Realistically, electronics are more than just video games as they now span to phones, tablets, laptops, leap frogs, handheld consoles, and of course television and movies. An important first step is figuring out how many hours your family is spending on each of those devices and then add up that time. If your children do not have enough time in their day to engage in a 2:1 ratio of physical activity to technology then it might be time to make some changes. Your children have approximately 12-15 hours of awake time throughout the summer day as there are often special events that can extend the days and nights. Of their awake time hours, assess how many of those are used for technology, then multiply that by two, and then see if they are getting that 2:1 ration of physical activity to technology. The physical benefits of exercise lead to significant health and wellness improvement.
The psychological benefits of routine physical activity can lead to decreasing Anxiety, improving mood, enhancing focus and attention, and increasing self-confidence. To help your children feel empowered, give them choices. It would likely be very helpful if your children are given options as to which activities they can take part in, this way they will feel as though they are making the choices (i.e., giving them a perceived sense of control). It will also be helpful to not make every aspect of physical activity connected to some external reward surrounding the summer time favourite - ice cream. Initially you may have to use some type of extrinsic reward to motivate your children to engage in physical activity, but over time it would be important to shift that motivation to reflecting with them what intrinsic rewards/benefits (e.g., accomplishment, pride, strength) they gained from engaging in the activities.
Whether you realize it or not, getting your children to be routinely physically active throughout the summer is often not the hardest part, the harder parts include ensuring that it is consistent and more so ensuring you as the parents are setting the example. I would encourage that you never suggest your children do something, you yourself do not do. It is not enough to tell them they have to engage in physical activity every day, show them-they are watching your every move and they will see that is the norm within your household. Regardless of where you are during the summer; the lake, vacations, your backyard, grandparents' homes, the best part about living in Winnipeg, is the ability to be outside and moving for many hours during the summer rather than just talking about it during the winter.

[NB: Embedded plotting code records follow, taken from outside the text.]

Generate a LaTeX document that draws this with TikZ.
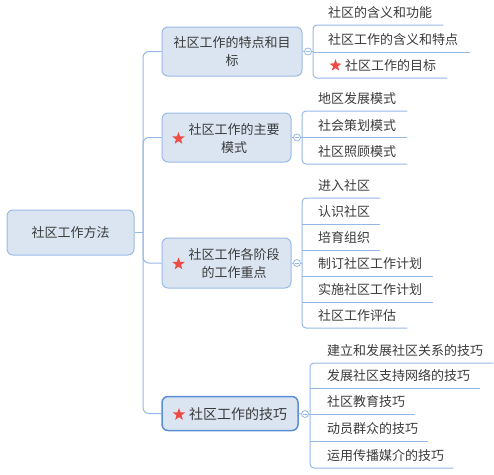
\documentclass[tikz,border=0pt]{standalone}
\usepackage{fontspec}
\usetikzlibrary{shapes.geometric}
\newfontfamily\cjk{Noto Sans CJK SC}
\definecolor{boxfill}{HTML}{DBE5F2}
\definecolor{boxline}{HTML}{9BBBE6}
\definecolor{boxdark}{HTML}{5B8ED6}
\definecolor{connc}{HTML}{96B8E6}
\definecolor{txt}{HTML}{3A3A3A}
\definecolor{starred}{HTML}{EE4B45}
\begin{document}
\begin{tikzpicture}[x=1pt,y=-1pt,
  conn/.style={draw=connc, line width=1pt},
  topic/.style={draw=boxline, fill=boxfill, line width=1pt, rounded corners=6pt, inner sep=0pt,
    font=\cjk\fontsize{13}{18}\selectfont, text=txt, align=center},
  ttext/.style={font=\cjk\fontsize{13}{18}\selectfont, text=txt, align=center, inner sep=0pt},
  starn/.style={star, star points=5, star point ratio=2.4, fill=starred, draw=none,
    minimum size=13pt, inner sep=0pt},
  kid/.style={anchor=south west, font=\cjk\fontsize{13}{16}\selectfont, text=txt,
    inner xsep=0pt, inner ysep=0pt, minimum height=24pt, align=left},
  tog/.style={circle, draw=connc, fill=white, line width=0.8pt, minimum size=7pt, inner sep=0pt},
]
\useasboundingbox (0,0) rectangle (494,474);

% root
\node[topic, minimum width=127pt, minimum height=45pt] (root) at (70.5,232.5) {社区工作方法};
\coordinate (j) at (143,232.5);

% branches
\node[topic, minimum width=140pt, minimum height=49pt] (b1) at (232,51.5) {社区工作的特点和目\\标};
\node[topic, minimum width=129pt, minimum height=49pt] (b2) at (226.5,137.5) {};
\node[ttext] (b2t) at (234,139) {社区工作的主要\\模式};
\node[starn] (b2s) at (178.5,138.5) {};
\node[topic, minimum width=129pt, minimum height=50pt] (b3) at (226.5,263) {};
\node[ttext] (b3t) at (234,263.5) {社区工作各阶段\\的工作重点};
\node[starn] (b3s) at (178.5,264) {};
\node[topic, draw=boxdark, line width=1.5pt, minimum width=136pt, minimum height=34pt] (b4) at (230,413.5) {};
\node[ttext, font=\cjk\fontsize{14}{18}\selectfont] (b4t) at (238,414) {社区工作的技巧};
\node[starn] (b4s) at (179,414.5) {};

\draw[conn] (root.east) -- (j);
\draw[conn, rounded corners=6pt] (j) |- (b1.west);
\draw[conn, rounded corners=6pt] (j) |- (b2.west);
\draw[conn, rounded corners=6pt] (j) |- (b3.west);
\draw[conn, rounded corners=6pt] (j) |- (b4.west);

% children of b1
\node[kid, text width=130pt] (k11) at (313,25) {\hspace*{15pt}社区的含义和功能};
\node[kid, text width=157pt] (k12) at (313,52) {\hspace*{15pt}社区工作的含义和特点};
\node[kid, text width=134pt] (k13) at (313,78) {\hspace*{32pt}社区工作的目标};
\node[starn, minimum size=12.5pt] (k13s) at (335.5,65.5) {};
% children of b2
\node[kid, text width=105pt] (k21) at (302,111) {\hspace*{16pt}地区发展模式};
\node[kid, text width=105pt] (k22) at (302,137.5) {\hspace*{16pt}社会策划模式};
\node[kid, text width=105pt] (k23) at (302,164) {\hspace*{16pt}社区照顾模式};
% children of b3
\node[kid, text width=78pt] (k31) at (302,198) {\hspace*{16pt}进入社区};
\node[kid, text width=78pt] (k32) at (302,224) {\hspace*{16pt}认识社区};
\node[kid, text width=78pt] (k33) at (302,250) {\hspace*{16pt}培育组织};
\node[kid, text width=131pt] (k34) at (302,276) {\hspace*{16pt}制订社区工作计划};
\node[kid, text width=131pt] (k35) at (302,302) {\hspace*{16pt}实施社区工作计划};
\node[kid, text width=105pt] (k36) at (302,328) {\hspace*{16pt}社区工作评估};
% children of b4
\node[kid, text width=183pt] (k41) at (310,363) {\hspace*{17pt}建立和发展社区关系的技巧};
\node[kid, text width=170pt] (k42) at (310,388) {\hspace*{17pt}发展社区支持网络的技巧};
\node[kid, text width=105pt] (k43) at (310,414) {\hspace*{17pt}社区教育技巧};
\node[kid, text width=118pt] (k44) at (310,441) {\hspace*{17pt}动员群众的技巧};
\node[kid, text width=143pt] (k45) at (310,468) {\hspace*{17pt}运用传播媒介的技巧};

% toggles
\node[tog] (t1) at (308,51.5) {};
\node[tog] (t2) at (297,137.5) {};
\node[tog] (t3) at (297,263) {};
\node[tog] (t4) at (305,414) {};
\foreach \b/\t/\k in {b1/t1/k11, b2/t2/k21, b3/t3/k31, b4/t4/k41}{
  \draw[conn] (\b.east) -- (\t.west);
  \draw[conn] (\t.east) -- (\t.east -| \k.south west);
  \draw[draw=connc, line width=0.8pt] ([xshift=-2pt]\t.center) -- ([xshift=2pt]\t.center);
}

% brackets and underlines
\draw[conn, rounded corners=4pt] (k11.south east) -- (k11.south west) -- (k13.south west) -- (k13.south east);
\draw[conn] (k12.south west) -- (k12.south east);
\draw[conn, rounded corners=4pt] (k21.south east) -- (k21.south west) -- (k23.south west) -- (k23.south east);
\draw[conn] (k22.south west) -- (k22.south east);
\draw[conn, rounded corners=4pt] (k31.south east) -- (k31.south west) -- (k36.south west) -- (k36.south east);
\foreach \k in {k32,k33,k34,k35}{\draw[conn] (\k.south west) -- (\k.south east);}
\draw[conn, rounded corners=4pt] (k41.south east) -- (k41.south west) -- (k45.south west) -- (k45.south east);
\foreach \k in {k42,k43,k44}{\draw[conn] (\k.south west) -- (\k.south east);}
\end{tikzpicture}
\end{document}
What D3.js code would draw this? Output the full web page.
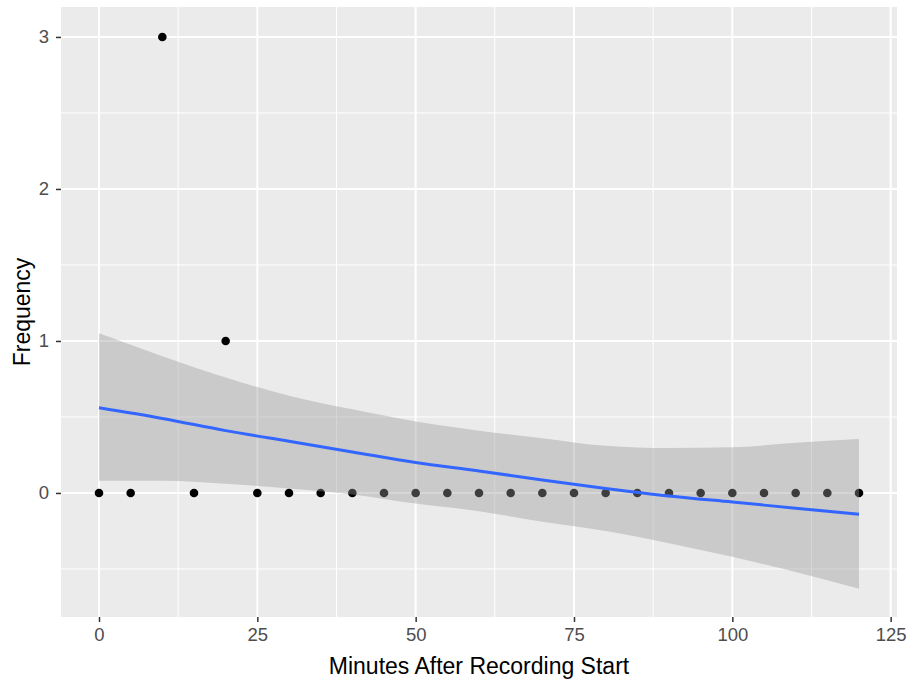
<!DOCTYPE html>
<html>
<head>
<meta charset="utf-8">
<script src="https://cdn.jsdelivr.net/npm/d3@7"></script>
<style>
  body { margin: 0; background: #fff; }
  text { font-family: Arial, "Liberation Sans", sans-serif; }
</style>
</head>
<body>
<script>
const width = 911
const height = 686

// observed counts, every 5 minutes
const minutes = d3.range(0, 121, 5)
const frequency = [0, 0, 3, 0, 1, 0, 0, 0, 0, 0, 0, 0, 0, 0, 0, 0, 0, 0, 0, 0, 0, 0, 0, 0, 0]

// loess fit and confidence band
const fitX = [0, 10, 20, 30, 40, 50, 60, 70, 80, 90, 100, 110, 120]
const fitY = [0.56, 0.49, 0.41, 0.34, 0.27, 0.20, 0.145, 0.085, 0.03, -0.02, -0.06, -0.10, -0.14]
const fitHi = [1.05, 0.90, 0.76, 0.64, 0.55, 0.47, 0.41, 0.36, 0.31, 0.295, 0.30, 0.33, 0.355]
const fitLo = [0.08, 0.08, 0.06, 0.03, -0.01, -0.07, -0.12, -0.19, -0.25, -0.33, -0.42, -0.52, -0.63]

const xTicks = [0, 25, 50, 75, 100, 125]
const xMinor = [12.5, 37.5, 62.5, 87.5, 112.5]
const yTicks = [0, 1, 2, 3]
const yMinor = [-0.5, 0.5, 1.5, 2.5]

const panel = { left: 61, right: 897, top: 7, bottom: 617 }

const x = d3.scaleLinear().domain([-6, 126]).range([panel.left, panel.right])
const y = d3.scaleLinear().domain([-0.816, 3.197]).range([panel.bottom, panel.top])

const svg = d3.select('body').append('svg')
  .attr('width', width)
  .attr('height', height)

svg.append('rect')
  .attr('x', panel.left)
  .attr('y', panel.top)
  .attr('width', panel.right - panel.left)
  .attr('height', panel.bottom - panel.top)
  .attr('fill', '#EBEBEB')

const grid = svg.append('g')
grid.selectAll('.vmin').data(xMinor).enter().append('line')
  .attr('x1', d => x(d)).attr('x2', d => x(d))
  .attr('y1', panel.top).attr('y2', panel.bottom)
  .attr('stroke', '#fff').attr('stroke-width', 1)
grid.selectAll('.hmin').data(yMinor).enter().append('line')
  .attr('y1', d => y(d)).attr('y2', d => y(d))
  .attr('x1', panel.left).attr('x2', panel.right)
  .attr('stroke', '#fff').attr('stroke-width', 1)
grid.selectAll('.vmaj').data(xTicks).enter().append('line')
  .attr('x1', d => x(d)).attr('x2', d => x(d))
  .attr('y1', panel.top).attr('y2', panel.bottom)
  .attr('stroke', '#fff').attr('stroke-width', 2)
grid.selectAll('.hmaj').data(yTicks).enter().append('line')
  .attr('y1', d => y(d)).attr('y2', d => y(d))
  .attr('x1', panel.left).attr('x2', panel.right)
  .attr('stroke', '#fff').attr('stroke-width', 2)

// points first, the smooth layer sits over them
svg.append('g').selectAll('circle')
  .data(minutes.map((m, i) => [m, frequency[i]]))
  .enter().append('circle')
  .attr('cx', d => x(d[0]))
  .attr('cy', d => y(d[1]))
  .attr('r', 4.3)
  .attr('fill', '#000')

const band = fitX.map((v, i) => ({ x: v, y: fitY[i], hi: fitHi[i], lo: fitLo[i] }))

svg.append('path')
  .datum(band)
  .attr('d', d3.area().curve(d3.curveMonotoneX)
    .x(d => x(d.x)).y0(d => y(d.lo)).y1(d => y(d.hi)))
  .attr('fill', '#999999')
  .attr('fill-opacity', 0.4)

svg.append('path')
  .datum(band)
  .attr('d', d3.line().curve(d3.curveMonotoneX).x(d => x(d.x)).y(d => y(d.y)))
  .attr('fill', 'none')
  .attr('stroke', '#3366FF')
  .attr('stroke-width', 3)

const xAxis = svg.append('g')
  .attr('transform', `translate(0,${panel.bottom})`)
  .call(d3.axisBottom(x).tickValues(xTicks).tickFormat(d3.format('d')).tickSize(5).tickPadding(6))
const yAxis = svg.append('g')
  .attr('transform', `translate(${panel.left},0)`)
  .call(d3.axisLeft(y).tickValues(yTicks).tickFormat(d3.format('d')).tickSize(5).tickPadding(7))

for (const ax of [xAxis, yAxis]) {
  ax.select('.domain').remove()
  ax.selectAll('.tick line').attr('stroke', '#333333').attr('stroke-width', 1.5)
  ax.selectAll('.tick text')
    .attr('fill', '#4D4D4D')
    .style('font-size', '18.5px')
    .style('font-family', 'Arial, "Liberation Sans", sans-serif')
}

svg.append('text')
  .attr('x', (panel.left + panel.right) / 2)
  .attr('y', 674)
  .attr('text-anchor', 'middle')
  .style('font-size', '23px')
  .attr('fill', '#000')
  .text('Minutes After Recording Start')

svg.append('text')
  .attr('transform', `translate(30,${(panel.top + panel.bottom) / 2}) rotate(-90)`)
  .attr('text-anchor', 'middle')
  .style('font-size', '23px')
  .attr('fill', '#000')
  .text('Frequency')
</script>
</body>
</html>
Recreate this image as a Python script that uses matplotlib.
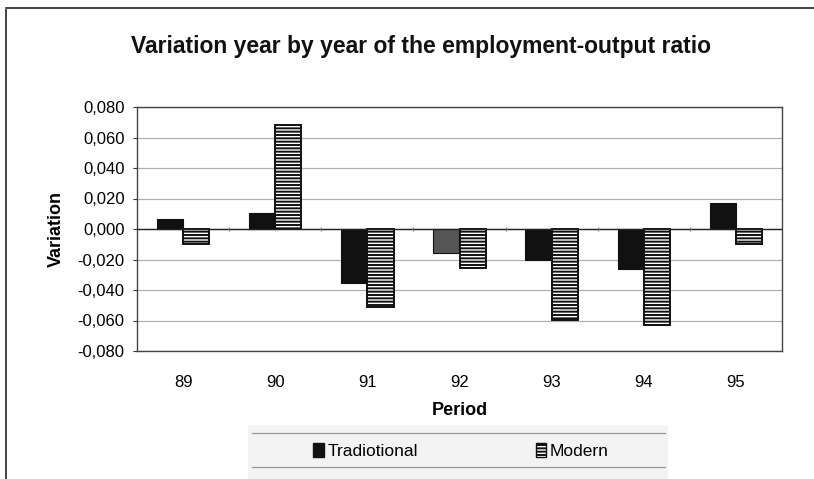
import matplotlib
matplotlib.use("Agg")
import matplotlib.pyplot as plt
from matplotlib.patches import Patch, Rectangle
from matplotlib.lines import Line2D
import numpy as np

plt.rcParams['font.family'] = ['Liberation Sans', 'DejaVu Sans']
plt.rcParams['hatch.linewidth'] = 1.4

periods = ["89", "90", "91", "92", "93", "94", "95"]
traditional = [0.0066, 0.0103, -0.0352, -0.0155, -0.0203, -0.0262, 0.0172]
modern = [-0.0098, 0.0680, -0.0510, -0.0258, -0.0597, -0.0632, -0.0098]
yticks = [-0.08, -0.06, -0.04, -0.02, 0.0, 0.02, 0.04, 0.06, 0.08]
ytick_labels = ["-0,080", "-0,060", "-0,040", "-0,020", "0,000", "0,020", "0,040", "0,060", "0,080"]
trad_colors = ["#111111", "#111111", "#111111", "#555555", "#111111", "#111111", "#111111"]

W, H = 814, 479
fig = plt.figure(figsize=(W / 100, H / 100), dpi=100)
fig.patch.set_facecolor("white")

ax = fig.add_axes([137 / W, 1 - 351 / H, (782 - 137) / W, (351 - 107) / H])
x = np.arange(len(periods))
bw = 0.285
ax.bar(x - bw / 2, traditional, bw, color=trad_colors, edgecolor="#111111", linewidth=0.8, zorder=3)
ax.bar(x + bw / 2, modern, bw, color="white", edgecolor="#111111", hatch="-----", linewidth=1.4, zorder=3)

ax.set_xlim(-0.5, len(periods) - 0.5)
ax.set_ylim(-0.08, 0.08)
ax.set_yticks(yticks)
ax.set_yticklabels(ytick_labels, fontsize=12)
ax.set_xticks(x)
ax.set_xticklabels(periods, fontsize=12)
ax.tick_params(axis="x", length=0, pad=17)
ax.tick_params(axis="y", length=3, width=0.8, color="#333333", pad=6, direction="out")
ax.grid(axis="y", color="#b0b0b0", linewidth=0.9, zorder=0)
ax.axhline(0, color="#222222", linewidth=1.0, zorder=4)
ax.vlines(np.arange(len(periods) - 1) + 0.5, -0.0012, 0.0012, color="#777777", linewidth=0.8, zorder=4)
for s in ax.spines.values():
    s.set_color("#444444")
    s.set_linewidth(1.0)

ax.set_ylabel("Variation", fontsize=13, fontweight="bold", labelpad=9)
ax.set_xlabel("Period", fontsize=13, fontweight="bold", labelpad=9)

fig.text(421 / W, 1 - 47 / H, "Variation year by year of the employment-output ratio",
         ha="center", va="center", fontsize=16.5, fontweight="bold", color="#111111")

# outer chart border (partial, as in reference)
fig.add_artist(Line2D([6 / W, 6 / W], [0, 1 - 10 / H], color="#222222", linewidth=1.2, transform=fig.transFigure))
fig.add_artist(Line2D([6 / W, 1], [1 - 8 / H, 1 - 8 / H], color="#222222", linewidth=1.2, transform=fig.transFigure))

# legend background and rules
fig.add_artist(Rectangle((248 / W, 0), (668 - 248) / W, (479 - 425) / H, transform=fig.transFigure,
                         facecolor="#f3f3f3", edgecolor="none", zorder=0))
for yy in (433, 467):
    fig.add_artist(Line2D([252 / W, 665 / W], [1 - yy / H, 1 - yy / H], color="#999999",
                          linewidth=0.9, transform=fig.transFigure))

handles = [Patch(facecolor="#111111", edgecolor="#111111", label="Tradiotional"),
           Patch(facecolor="white", edgecolor="#111111", hatch="-----", label="Modern")]
fig.legend(handles=handles, loc="center", bbox_to_anchor=(461 / W, 1 - 451 / H), ncol=2,
           frameon=False, fontsize=12.5, handlelength=0.6, handleheight=0.9, handletextpad=0.2,
           columnspacing=6.8)

fig.savefig("out.png", dpi=100)
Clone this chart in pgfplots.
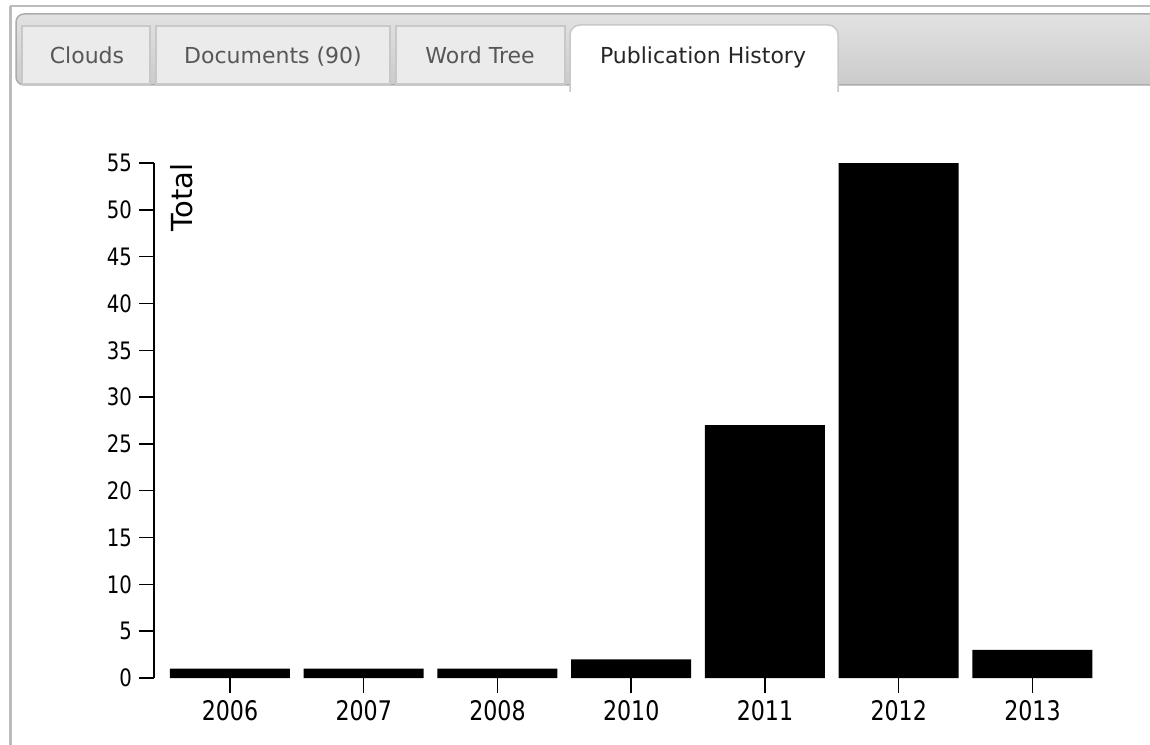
\documentclass[border=0pt]{standalone}
\usepackage{pgfplots}
\pgfplotsset{compat=1.18}
\usepackage{fontspec}
\setmainfont[FakeStretch=0.82]{DejaVu Sans}
\newfontfamily\tabfont{DejaVu Sans}
\definecolor{tabline}{HTML}{ABABAB}
\definecolor{tabborder}{HTML}{C8C8C8}
\definecolor{tabfill}{HTML}{EBEBEB}
\definecolor{bartop}{HTML}{E2E2E2}
\definecolor{barbot}{HTML}{CBCBCB}
\begin{document}
\begin{tikzpicture}
\useasboundingbox (0,0) rectangle (575pt,372pt);
\begin{scope}[shift={(0,372pt)},x=0.5pt,y=-0.5pt]
  % outer frame
  \draw[tabline!80, line width=1pt] (10,6) -- (1160,6);
  \draw[tabline!80, line width=1.5pt] (10,6) -- (10,750);
  % tab bar
  \draw[tabline, line width=0.75pt, top color=bartop, bottom color=barbot, rounded corners=4pt] (16,14) rectangle (1175,85);
  % inactive tabs
  \draw[tabborder, fill=tabfill, line width=0.75pt] (22,26) rectangle (150,84);
  \draw[tabborder, fill=tabfill, line width=0.75pt] (156,26) rectangle (390,84);
  \draw[tabborder, fill=tabfill, line width=0.75pt] (396,26) rectangle (565,84);
  % active tab
  \draw[tabborder, fill=white, line width=0.75pt, rounded corners=5pt] (570,92) -- (570,25) -- (838,25) -- (838,92);
  \fill[white] (570.8,80) rectangle (837.2,96);
  % tab texts
  \node[anchor=base, font=\tabfont\fontsize{11}{13}\selectfont, text=black!66] at (87,64) {Clouds};
  \node[anchor=base, font=\tabfont\fontsize{11}{13}\selectfont, text=black!66] at (273,64) {Documents (90)};
  \node[anchor=base, font=\tabfont\fontsize{11}{13}\selectfont, text=black!66] at (480,64) {Word Tree};
  \node[anchor=base, font=\tabfont\fontsize{11}{13}\selectfont, text=black!85] at (703,64) {Publication History};
  % y label
  \node[rotate=90, anchor=north east, inner sep=0pt, font=\tabfont\fontsize{14.5}{16}\selectfont] at (170,163) {Total};
\end{scope}
\begin{axis}[
  at={(77pt,33pt)}, anchor=south west,
  scale only axis, width=476pt, height=257.5pt,
  xmin=-0.568, xmax=6.55, ymin=0, ymax=55,
  axis lines=left,
  axis line style={-, line width=1pt},
  x axis line style={draw=none},
  ytick={0,5,...,55},
  xtick=data,
  xticklabels={2006,2007,2008,2010,2011,2012,2013},
  major tick length=7.5pt,
  tick align=outside,
  tick style={black, line width=0.75pt},
  /pgf/number format/assume math mode=true,
  yticklabel style={font=\fontsize{12}{14}\selectfont},
  xticklabel style={font=\fontsize{13.5}{16}\selectfont},
  ybar, bar width=60pt,
  clip=false,
]
\addplot[fill=black, draw=none] coordinates {(0,1) (1,1) (2,1) (3,2) (4,27) (5,55) (6,3)};
\end{axis}
\end{tikzpicture}
\end{document}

To help further empower your children (and possibly yourselves), set goals WITH them in terms of how often you will engage in physical activity collectively and individually. It is important to recognize that each child's interests may vary and their physical abilities may be different, but you can set distinctive attainable goals WITH each child. Then work with them to establish which activities they will do and for how long. At the end of each day, if they have met their daily goals of physical activity AND reflected with you on how they felt about it, then carve out that time for electronics. Your children will learn quickly that their electronics are not a given just because they do not have any homework to do. If your children are enrolled in physical activities during the day, all the better, if they are not explore with them when they will take part in that type of activity before they go to bed.
Even though school has finished until September for most, you still want to try your best to help your children wake up with determination and go to bed feeling accomplished. Technology is out there and is not going anywhere anytime soon, but that does not necessarily mean we need to do let go of what we were born to do and that is move. There are many physical activities that can be done throughout the summer that may be unlike any other season (e.g., camping, hiking, bonfires, bike riding on trails, golfing, skateboarding, or swimming in the lake). Why do the same things indoors during summer that you can do during the other seasons? As summer moves fast, it only makes sense that we move with it! Get outside with each other to help feel good on the inside within ourselves.